Tue Sep 28 14:04:45 CEST 2010

Hi,
thanks a lot for the help - and sorry I opened such a can of worms :)
Indeed, if I simply run cqp -e then the problem goes away; ok, I can't 
see the utf chars on the screen correctly, but that is easily something 
to do with my terminal settings. Or maybe with the fact that info does 
show that cqp thinks the corpus is latin1.
I have to admit I wasn't even aware that registry can (should) contain 
char set encoding, which just goes to show I have some more reading to 
do. But in my defence, 
http://cwb.sourceforge.net/files/CWB_Encoding_Tutorial.pdf
only mentions registry in the appendix, but doesn't give the commands it 
can contain. So, any hints where the registry and correct setting to 
utf8 is explained are very much welcome.
All the best,
Tomaž

On 28.9.2010 10:54, Stefan Evert wrote:
> Ah, I see the problem now, and can reproduce Tomaz's problem if I run
> cqp without "-e" (something one should _never_ do, of course ;-).
> With command-line editing enabled, the newline is stripped before
> each command is passed to CQP.
>
> In my book, cl_string_validate_encoding() should only be called on
> "object" strings and regular expressions passed to the CL, not on
> complete queries and input lines.
>
> I recall adding the TAB-exception to INVALID_CTRL specifically so we
> could run it on the full input lines in cwb-encode, so I'm clearly
> not true to myself.  However, I don't think I had problems with the
> -C option like those reported by Peter, so perhaps his files have
> Windows line endings that don't get stripped properly on a Unix
> platform?
>
> The easy solution is to make INVALID_CTRL more lenient so that it
> allows CR and LF characters as well -- that should cover everything
> that's allowed to pop up in CQP queries, right?
>
> I think it would still be better to do the validation only for those
> strings that are actually used by CL functions.  I'm a little bit
> queasy about the use of QueryBuffer -- IIRC, that's a bad hack I
> designed for my macro expansion technique, and I've never been
> confident that the whole thing works correctly :-).
>
> One negative side-effect is that filenames read and written from
> within CQP must be in the current corpus encoding.  If anything, we
> should force people to use ASCII filenames, but not e.g.
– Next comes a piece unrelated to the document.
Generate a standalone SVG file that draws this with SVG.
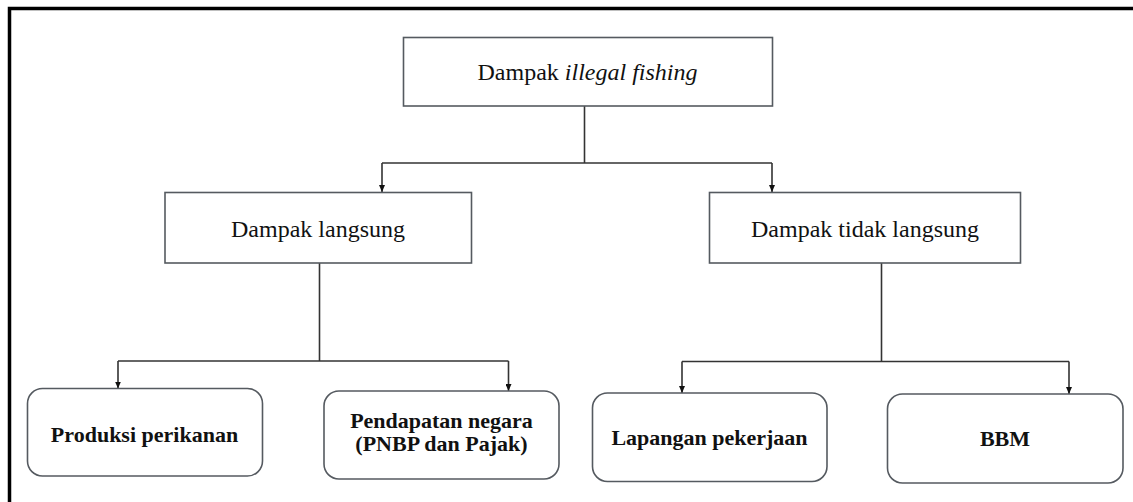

Latin1 on a
> Mac OS X computer.  Any chance of improving the validation method in
> the mid to long run, or is that just too complicated?
>
> @Tomaz: If you get these error messages, that means your corpus
> encoding is not properly declared as "utf8", but rather as "latin1"
> (which may be implicitly set for an undeclared encoding?). Can you
> check your registry file or the output of CQP's "info" command?  Did
> you automatically generate the makefile with cwb-encode's -R option?
> This is very much recommended to ensure consistency of the charset
> declaration.
>
> Cheers, Stefan
>
> On 28 Sep 2010, at 10:18, Hardie, Andrew wrote:
>
>> @Stefan - it's probably the INVALID_CTRL macro in special-chars.
>> It treats anything under 0x20 as invalid, which I think you put in
>> because you can't have \n or \r in CWB tokens.
>>
>> #define INVALID_CTRL(c) (c<  0x20&&  c != 0x09)
>>
>> BUT when that same function is used to validate query strings it
>> will fail - they have a \n on the end because the user just pressed
>> ENTER. I *think* that's it, anyway. The parser code is a source of
>> immense and continuing mysrtery to me.
>>
>> (Also, I believe I made cwb-encode run the validation check on
>> entire input lines, not on individual tokens - so that may also now
>> be a bug if the line break is not trimmed off before that
>> happens.)
>
> _______________________________________________ CWB mailing list
> CWB at sslmit.unibo.it
> http://devel.sslmit.unibo.it/mailman/listinfo/cwb

-- 
Tomaž Erjavec
Dept. of Knowledge Technologies
Jožef Stefan Institute, Ljubljana
WWW: http://nl.ijs.si/et/